Suppose I have a connected graph $G$ that is vertex-transitive. Fix a vertex $v$ in $G$ and let $h$ be an automorphism of graph $G$. If $v$ is adjacent with $h(v)$ and $G$ is symmetric, I need to show that $h$ and the stabilizer of $v$ generate $Aut(G)$.
This problem is from Algebraic Graph Theory by Norman Biggs.
I'm having a brain dead. Attempted to show it directly with connectivity but failed. Used the symmetric property but couldn't cover all cases.
Any help is appreciated. Thanks.
Let $A = {\rm Aut}(G)$, let $A_v$ be the stabilizer of $v$ in $A$, and let $B = \langle A_v, h \rangle$. We have to show that $A=B$. Since $A_v \le B$, it is sufficient to prove that $B$ acts transitively on vertices. In other words, we have to show that all vertices lie in the orbit $v^B$ of $v$ under $B$.
Let $N(v)$ be the set of vertices adjacent to $v$. Then, since $G$ is symmetric, $G_v$ acts transitively on $N(v)$. Since $h(v) \in N(v)$, we have $N(v) \subseteq v^B$.

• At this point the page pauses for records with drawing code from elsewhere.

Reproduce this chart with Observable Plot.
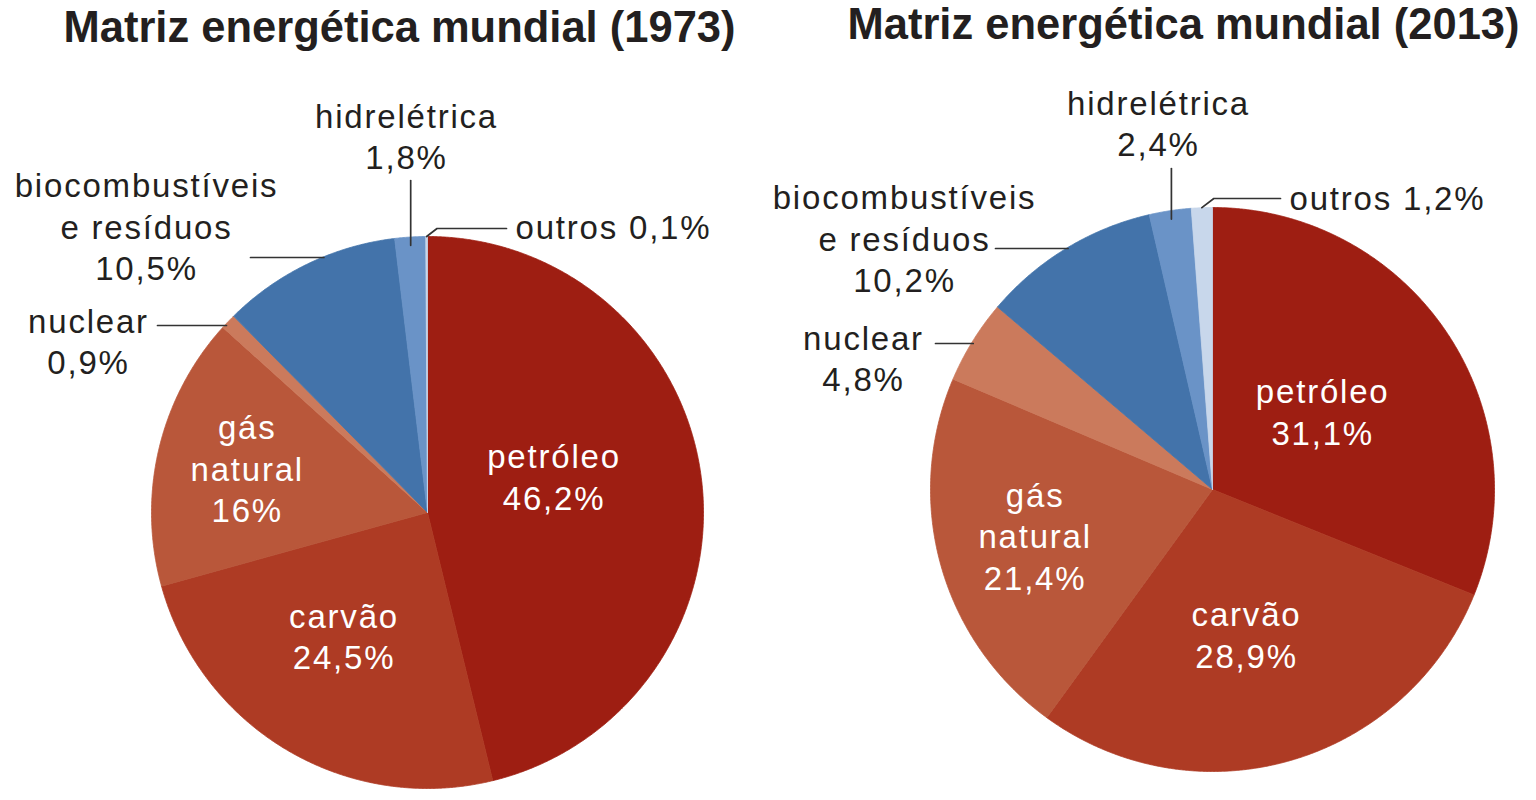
<!DOCTYPE html>
<html><head><meta charset="utf-8">
<script src="https://cdn.jsdelivr.net/npm/d3@7"></script>
<script src="https://cdn.jsdelivr.net/npm/@observablehq/plot@0.6"></script>
<style>
body{margin:0;background:#fff}
</style>
</head><body><div id="chart"></div>
<script>
// ---------- DATA ----------
const categories = ["petróleo","carvão","gás natural","nuclear","biocombustíveis e resíduos","hidrelétrica","outros"];
const years = ["1973","2013"];
const values1973 = [46.2, 24.5, 16, 0.9, 10.5, 1.8, 0.1];
const values2013 = [31.1, 28.9, 21.4, 4.8, 10.2, 2.4, 1.2];
const titles = ["Matriz energética mundial (1973)", "Matriz energética mundial (2013)"];
const labelLines = [["petróleo"],["carvão"],["gás","natural"],["nuclear"],["biocombustíveis","e resíduos"],["hidrelétrica"],["outros"]];

// ---------- STYLE / LAYOUT ----------
const colors = ["#9e1e12","#ae3b24","#b9573a","#cb7a5c","#4373aa","#6a93c7","#c8d7eb"];
const pies = {
  "1973": {cx: 427, cy: 512, r: 276, title: [399, 28]},
  "2013": {cx: 1212, cy: 489, r: 282, title: [1183, 25]}
};
const innerK = {"petróleo": 0.48, "carvão": 0.54, "gás natural": 0.66};
const innerShift = {"1973|petróleo": [-5, -21], "1973|carvão": [-8, -6], "2013|carvão": [-8, -2], "2013|gás natural": [2, -4], "2013|petróleo": [-2, -3], "1973|gás natural": [-3, -3]};
const outerLayout = {
  "1973": {
    "nuclear": {tx: 88, ty: 340, anchor: "middle", lead: "h", level: 325, to: 157},
    "biocombustíveis e resíduos": {tx: 146, ty: 225, anchor: "middle", lead: "h", level: 257, to: 250},
    "hidrelétrica": {tx: 406, ty: 135, anchor: "middle", lead: "v", to: 180},
    "outros": {tx: 515, ty: 225, anchor: "start", lead: "elbow", level: 228, to: 506}
  },
  "2013": {
    "nuclear": {tx: 863, ty: 357, anchor: "middle", lead: "h", level: 343, to: 935},
    "biocombustíveis e resíduos": {tx: 904, ty: 237, anchor: "middle", lead: "h", level: 248, to: 995},
    "hidrelétrica": {tx: 1158, ty: 122, anchor: "middle", lead: "v", to: 168},
    "outros": {tx: 1289, ty: 196, anchor: "start", lead: "elbow", level: 198, to: 1280}
  }
};

// ---------- GEOMETRY FROM DATA ----------
const fmt = v => String(v).replace(".", ",") + "%";
const valuesByYear = {"1973": values1973, "2013": values2013};
const slicePts = [], leaderPts = [], innerText = [], outerText = [];

for (const year of years) {
  const P = pies[year];
  const vals = valuesByYear[year];
  const arcs = d3.pie().sort(null).value(d => d)(vals);
  const pt = (a, rr) => ({x: P.cx + rr * Math.sin(a), y: P.cy - rr * Math.cos(a)});
  arcs.forEach((arc, i) => {
    const cat = categories[i];
    const key = year + "|" + cat;
    slicePts.push({key, cat, x: P.cx, y: P.cy});
    const n = Math.max(2, Math.ceil((arc.endAngle - arc.startAngle) / 0.005));
    for (let k = 0; k <= n; k++) {
      const a = arc.startAngle + (arc.endAngle - arc.startAngle) * k / n;
      const p = pt(a, P.r);
      slicePts.push({key, cat, x: p.x, y: p.y});
    }
    slicePts.push({key, cat, x: P.cx, y: P.cy});
    const mid = (arc.startAngle + arc.endAngle) / 2;
    if (innerK[cat] !== undefined) {
      const p = pt(mid, P.r * innerK[cat]);
      const s = innerShift[key] || [0, 0];
      innerText.push({x: p.x + s[0], y: p.y + s[1], text: [...labelLines[i], fmt(vals[i])].join("\n")});
    } else {
      const L = outerLayout[year][cat];
      const text = cat === "outros" ? labelLines[i][0] + " " + fmt(vals[i]) : [...labelLines[i], fmt(vals[i])].join("\n");
      outerText.push({x: L.tx, y: L.ty, text, anchor: L.anchor});
      const s = pt(mid, P.r);
      const lk = "lead|" + key;
      if (L.lead === "h") {
        // start where the horizontal leader meets the pie's edge
        const dy = L.level - P.cy;
        const sx = P.cx - Math.sqrt(P.r * P.r - dy * dy) + 2;
        leaderPts.push({key: lk, x: sx, y: L.level}, {key: lk, x: L.to, y: L.level});
      } else if (L.lead === "v") {
        const s2 = pt(mid, P.r * 0.97);
        leaderPts.push({key: lk, x: s2.x, y: s2.y}, {key: lk, x: s2.x, y: L.to});
      } else {
        leaderPts.push({key: lk, x: s.x, y: s.y}, {key: lk, x: s.x + (s.y - L.level) * 1.3, y: L.level}, {key: lk, x: L.to, y: L.level});
      }
    }
  });
}
const titleData = years.map((y, i) => ({x: pies[y].title[0], y: pies[y].title[1], text: titles[i]}));

const labelFont = "'Liberation Sans', Arial, sans-serif";
const textOpts = {x: "x", y: "y", text: "text", fontSize: 33, lineHeight: 1.25, fontFamily: labelFont};

const chart = Plot.plot({
  width: 1536, height: 800, margin: 0,
  x: {domain: [0, 1536], axis: null},
  y: {domain: [0, 800], range: [0, 800], axis: null},
  color: {domain: categories, range: colors},
  marks: [
    Plot.line(slicePts, {x: "x", y: "y", z: "key", fill: "cat", stroke: "cat", strokeWidth: 0.8, curve: "linear"}),
    Plot.line(leaderPts, {x: "x", y: "y", z: "key", stroke: "#333", strokeWidth: 1.7}),
    Plot.text(outerText.filter(d => d.anchor === "middle"), {...textOpts, textAnchor: "middle", fill: "#231f20"}),
    Plot.text(outerText.filter(d => d.anchor === "start"), {...textOpts, textAnchor: "start", fill: "#231f20"}),
    Plot.text(innerText, {...textOpts, textAnchor: "middle", fill: "white"}),
    Plot.text(titleData, {x: "x", y: "y", text: "text", fontSize: 43.5, fontWeight: "bold", fill: "#231f20", fontFamily: labelFont})
  ]
});
d3.select(chart).selectAll("g[font-size='33']").attr("letter-spacing", "1.8px");
document.getElementById("chart").appendChild(chart);
</script>
</body></html>
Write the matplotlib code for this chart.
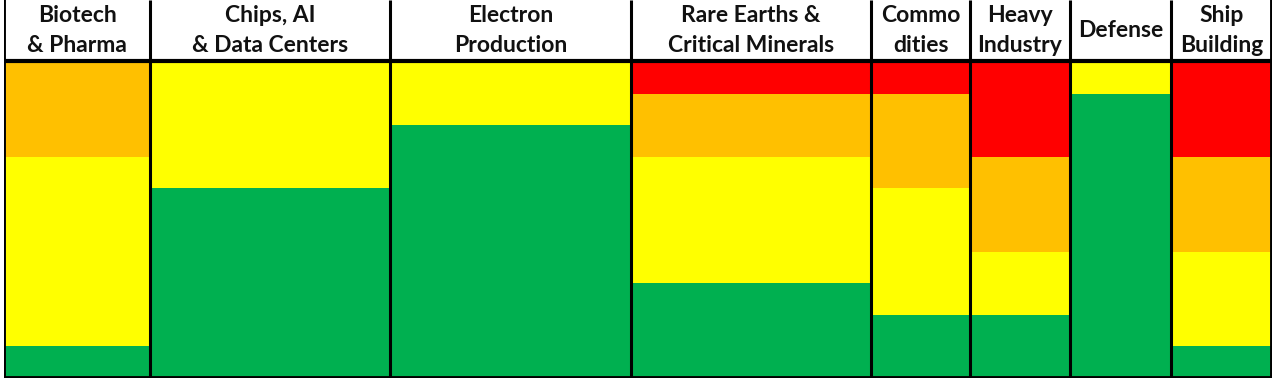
import matplotlib.pyplot as plt

# header labels for each column
sectors = ["Biotech\n& Pharma", "Chips, AI\n& Data Centers", "Electron\nProduction",
           "Rare Earths &\nCritical Minerals", "Commo\ndities", "Heavy\nIndustry",
           "Defense", "Ship\nBuilding"]

# stacked segments, bottom to top (out of 10)
green = [1, 6, 8, 3, 2, 2, 9, 1]
yellow = [6, 4, 2, 4, 4, 2, 1, 3]
orange = [3, 0, 0, 2, 3, 3, 0, 3]
red = [0, 0, 0, 1, 1, 3, 0, 3]

col_widths = [146, 240, 241, 240, 99, 100, 101, 101]
colors = {"green": "#00B050", "yellow": "#FFFF00", "orange": "#FFC000", "red": "#FF0000"}

W, H = 1280, 386
fig = plt.figure(figsize=(W / 100, H / 100), dpi=100)
ax = fig.add_axes([4 / W, 8 / H, 1268 / W, 378 / H])
unit = 316 / 10
top = 378 / unit

lefts = []
x = 0
for w in col_widths:
    lefts.append(x)
    x += w
total_w = x

bottom = [0] * len(sectors)
for name, vals in [("green", green), ("yellow", yellow), ("orange", orange), ("red", red)]:
    ax.bar(lefts, vals, width=col_widths, bottom=bottom, align="edge",
           color=colors[name], linewidth=0)
    bottom = [b + v for b, v in zip(bottom, vals)]

# grid lines
lw = 2.2
for xv in lefts[1:]:
    ax.plot([xv, xv], [0, top], color="black", lw=lw, solid_capstyle="butt")
ax.plot([0, 0], [0, top], color="black", lw=lw + 0.6, solid_capstyle="butt")
ax.plot([total_w, total_w], [0, top], color="black", lw=lw + 0.6, solid_capstyle="butt")
ax.plot([0, total_w], [10.03, 10.03], color="black", lw=3.0, solid_capstyle="butt")
ax.plot([0, total_w], [0, 0], color="black", lw=3.5, solid_capstyle="butt")

for l, w, s in zip(lefts, col_widths, sectors):
    ax.text(l + w / 2, 11.0, s, ha="center", va="center", fontsize=16.5,
            fontweight="bold", family=["Lato", "DejaVu Sans"], linespacing=1.5,
            color="#111111")

ax.set_xlim(0, total_w)
ax.set_ylim(0, top)
ax.axis("off")
fig.savefig("out.png", dpi=100)
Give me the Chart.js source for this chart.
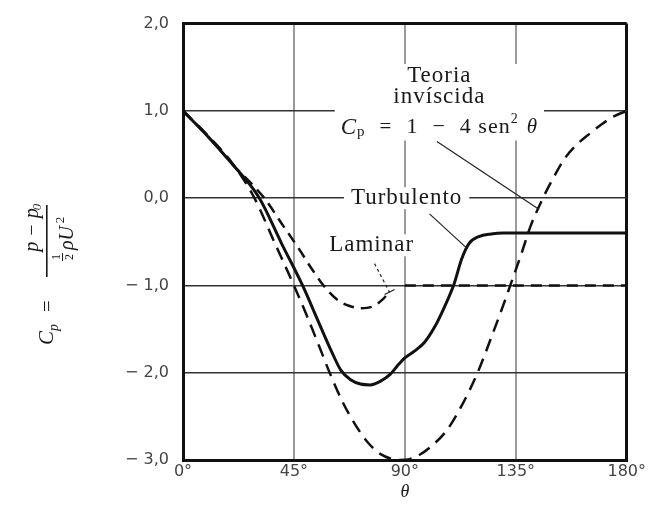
<!DOCTYPE html>
<html>
<head>
<meta charset="utf-8">
<script src="https://cdn.jsdelivr.net/npm/chart.js@4"></script>
<style>
  html, body { margin: 0; padding: 0; background: #fff; }
  #wrap { width: 648px; height: 510px; }
</style>
</head>
<body>
<div id="wrap"><canvas id="chart" width="648" height="510"></canvas></div>
<script>
// theta in degrees, Cp
const thetaInv = [0, 10, 20, 29, 37, 45, 50, 55, 59.5, 65, 70, 75, 80, 85, 88, 92, 96, 100, 107, 113, 119.5, 125, 130, 133, 137, 141, 146, 150, 155, 160, 165, 170, 175, 180];
const cpInv    = [1.0, 0.72, 0.4, 0.0, -0.5, -1.0, -1.33, -1.68, -2.0, -2.35, -2.6, -2.8, -2.93, -2.99, -3.0, -2.99, -2.94, -2.86, -2.66, -2.38, -2.0, -1.6, -1.22, -0.98, -0.66, -0.32, 0.0, 0.22, 0.46, 0.62, 0.74, 0.85, 0.94, 1.0];

const thetaTurb = [0, 10, 20, 31, 40, 48.5, 55, 60, 64, 68, 72, 76, 80, 84, 87, 90, 94, 98, 102, 106, 110, 113, 116, 120, 125, 130, 180];
const cpTurb    = [1.0, 0.71, 0.39, 0.0, -0.52, -1.0, -1.42, -1.74, -1.97, -2.08, -2.13, -2.14, -2.1, -2.02, -1.92, -1.83, -1.75, -1.65, -1.48, -1.25, -0.98, -0.7, -0.52, -0.44, -0.41, -0.4, -0.4];

const thetaLam = [0, 10, 20, 33, 40, 47, 52, 57, 62, 67, 72, 77, 81, 84, 87.5, 90, 135, 180];
const cpLam    = [1.0, 0.71, 0.39, 0.0, -0.29, -0.58, -0.8, -1.0, -1.15, -1.23, -1.26, -1.24, -1.16, -1.06, null, -1.0, -1.0, -1.0];

const xTickValues = [0, 45, 90, 135, 180];
const yMin = -3, yMax = 2;

// annotation texts (positions in data units)
const noteText  = ["Teoria", "invíscida", "Turbulento", "Laminar"];
const noteTheta = [104, 104, 90.7, 76.5];
const noteCp    = [1.40, 1.16, 0.0, -0.54];
const formulaTheta = 104, formulaCp = 0.81;

// leader lines: [theta0, cp0, theta1, cp1]
const leaderInv  = [103, 0.65, 144.5, -0.13];
const leaderTurb = [100, -0.18, 115, -0.57];
const leaderLam  = [77.7, -0.75, 83.8, -1.08];

const toXY = (xs, ys) => xs.map((x, i) => ({ x: x, y: ys[i] }));

const SERIF = '"Liberation Serif", "DejaVu Serif", serif';

function formulaPieces() {
  return [
    { t: "C", f: "italic 23px " + SERIF, dy: 0 },
    { t: "p", f: "15px " + SERIF, dy: 5, gap: 14 },
    { t: "=", f: "21px " + SERIF, dy: 0, gap: 14 },
    { t: "1", f: "22px " + SERIF, dy: 0, gap: 14 },
    { t: "−", f: "22px " + SERIF, dy: 0, gap: 14 },
    { t: "4 sen", f: "22px " + SERIF, dy: 0, gap: 0 },
    { t: "2", f: "14px " + SERIF, dy: -8, gap: 8 },
    { t: "θ", f: "italic 21px " + SERIF, dy: 0, gap: 0 }
  ];
}

function measureFormula(ctx) {
  const pcs = formulaPieces();
  let w = 0;
  pcs.forEach(p => {
    ctx.font = p.f;
    p.w = ctx.measureText(p.t).width;
    w += p.w + (p.gap || 0);
  });
  return { pcs, w };
}

const notesPlugin = {
  id: "notes",
  beforeDatasetsDraw(chart) {
    const { ctx, scales: { x, y } } = chart;
    ctx.save();
    ctx.fillStyle = "#fff";
    ctx.letterSpacing = "1px";
    // Teoria block incl. formula
    ctx.font = "23px " + SERIF;
    const fm = measureFormula(ctx);
    const cx = x.getPixelForValue(formulaTheta);
    const top = y.getPixelForValue(noteCp[0]) - 12;
    const bot = y.getPixelForValue(formulaCp) + 13;
    ctx.fillRect(cx - fm.w / 2 - 6, top, fm.w + 12, bot - top);
    // Turbulento / Laminar
    [2, 3].forEach(i => {
      ctx.font = "23px " + SERIF;
      const w = ctx.measureText(noteText[i]).width;
      const px = x.getPixelForValue(noteTheta[i]);
      const py = y.getPixelForValue(noteCp[i]);
      ctx.fillRect(px - w / 2 - 7, py - 11, w + 14, 22);
    });
    ctx.restore();
  },
  afterDatasetsDraw(chart) {
    const { ctx, scales: { x, y } } = chart;
    ctx.save();
    ctx.fillStyle = "#1a1a1a";
    ctx.textBaseline = "middle";
    ctx.letterSpacing = "1px";
    noteText.forEach((t, i) => {
      ctx.font = "23px " + SERIF;
      ctx.textAlign = "center";
      ctx.fillText(t, x.getPixelForValue(noteTheta[i]), y.getPixelForValue(noteCp[i]));
    });
    // formula
    const fm = measureFormula(ctx);
    let px = x.getPixelForValue(formulaTheta) - fm.w / 2;
    const py = y.getPixelForValue(formulaCp);
    ctx.textAlign = "left";
    fm.pcs.forEach(p => {
      ctx.font = p.f;
      ctx.fillText(p.t, px, py + p.dy);
      px += p.w + (p.gap || 0);
    });
    ctx.letterSpacing = "0px";

    // leader lines
    ctx.strokeStyle = "#222";
    ctx.lineWidth = 1.2;
    const seg = (L, dash) => {
      ctx.setLineDash(dash);
      ctx.beginPath();
      ctx.moveTo(x.getPixelForValue(L[0]), y.getPixelForValue(L[1]));
      ctx.lineTo(x.getPixelForValue(L[2]), y.getPixelForValue(L[3]));
      ctx.stroke();
    };
    seg(leaderInv, []);
    seg(leaderTurb, []);
    seg(leaderLam, [3, 3]);
    ctx.setLineDash([]);
    // small hook at the laminar leader tip
    const hx = x.getPixelForValue(leaderLam[2]), hy = y.getPixelForValue(leaderLam[3]);
    ctx.beginPath();
    ctx.moveTo(hx - 5, hy + 2);
    ctx.lineTo(hx + 5, hy - 3);
    ctx.stroke();

    // theta axis title
    ctx.font = "italic 18px " + SERIF;
    ctx.textAlign = "center";
    ctx.fillText("θ", x.getPixelForValue(90), 492);

    // rotated y title: Cp = (p - p0) / (1/2 rho U^2)
    ctx.translate(50, 250);
    ctx.rotate(-Math.PI / 2);
    ctx.textBaseline = "alphabetic";
    ctx.textAlign = "left";
    ctx.font = "italic 21px " + SERIF;
    ctx.fillText("C", -95, 3);
    ctx.font = "italic 14px " + SERIF;
    ctx.fillText("p", -81, 8);
    ctx.font = "21px " + SERIF;
    ctx.fillText("=", -62, 4);
    ctx.fillRect(-27, -4, 72, 1.6);
    ctx.textAlign = "center";
    ctx.font = "italic 20px " + SERIF;
    ctx.fillText("p − p", 20, -12);
    ctx.font = "italic 13px " + SERIF;
    ctx.fillText("0", 43, -9);
    ctx.font = "12px " + SERIF;
    ctx.fillText("1", -7, 10);
    ctx.fillRect(-11, 12, 8, 1);
    ctx.fillText("2", -7, 23);
    ctx.font = "italic 20px " + SERIF;
    ctx.fillText("ρU", 12, 23);
    ctx.font = "13px " + SERIF;
    ctx.fillText("2", 30, 14);
    ctx.restore();
  }
};

new Chart(document.getElementById("chart"), {
  type: "line",
  data: {
    datasets: [
      { label: "Turbulento", data: toXY(thetaTurb, cpTurb), borderColor: "#111", borderWidth: 3, borderDash: [], pointRadius: 0, cubicInterpolationMode: "monotone" },
      { label: "Laminar", data: toXY(thetaLam, cpLam), borderColor: "#111", borderWidth: 2.5, borderDash: [11, 7], pointRadius: 0, spanGaps: false, cubicInterpolationMode: "monotone" },
      { label: "Teoria invíscida", data: toXY(thetaInv, cpInv), borderColor: "#111", borderWidth: 2.5, borderDash: [13, 8], pointRadius: 0, cubicInterpolationMode: "monotone" }
    ]
  },
  options: {
    responsive: false,
    animation: false,
    layout: { padding: { top: 22, right: 20, left: 0, bottom: 0 } },
    plugins: { legend: { display: false }, tooltip: { enabled: false } },
    scales: {
      x: {
        type: "linear",
        min: 0,
        max: 180,
        afterBuildTicks: s => { s.ticks = xTickValues.map(v => ({ value: v })); },
        afterFit: s => { s.height = 50; },
        ticks: {
          color: "#444",
          padding: 2,
          font: { family: '"DejaVu Sans", sans-serif', size: 16 },
          callback: v => v + "°"
        },
        grid: {
          drawTicks: false,
          color: c => c.tick && c.tick.value === 180 ? "#111" : "#9a9a9a",
          lineWidth: c => c.tick && c.tick.value === 180 ? 3 : 2
        },
        border: { color: "#111", width: 3 }
      },
      y: {
        type: "linear",
        min: yMin,
        max: yMax,
        afterFit: s => { s.width = 183; },
        ticks: {
          stepSize: 1,
          color: "#444",
          padding: 14,
          font: { family: '"DejaVu Sans", sans-serif', size: 16 },
          callback: v => (v < 0 ? "− " : "") + Math.abs(v).toFixed(1).replace(".", ",")
        },
        grid: {
          drawTicks: false,
          color: c => c.tick && c.tick.value === yMax ? "#111" : "#333",
          lineWidth: c => c.tick && c.tick.value === yMax ? 3 : 1.5
        },
        border: { color: "#111", width: 3 }
      }
    }
  },
  plugins: [notesPlugin]
});
</script>
</body>
</html>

Now, since $G$ is connected, for any vertex $w$, there is a sequence $v_0=v,v_i,\ldots,v_n=w$ of vertices in which $v_i,v_{i+1}$ are adjacent for all $i$. We show by induction on $n$ that $w \in v^B$. This is clear for $n=0$ and we proved it for $n=1$ in the previous paragraph. By induction we may assume that $v_{n-1} \in v^B$. So there exists $g \in A$ with $v^g=v_{n-1}$. Then $A_{v_{n-1}} = gA_vg^{-1} \le B$.
Now, since $v$ and $h(v)$ are adjacent in $G$, so are $g(v)=v_{n-1}$ and $gh(v)$. Then, since $G$ is symmetric, there exists $f \in A_{v_{n-1}} \le B$ with $fgh(v) = v_n$, so $w = v_n \in v^B$, which completes the induction.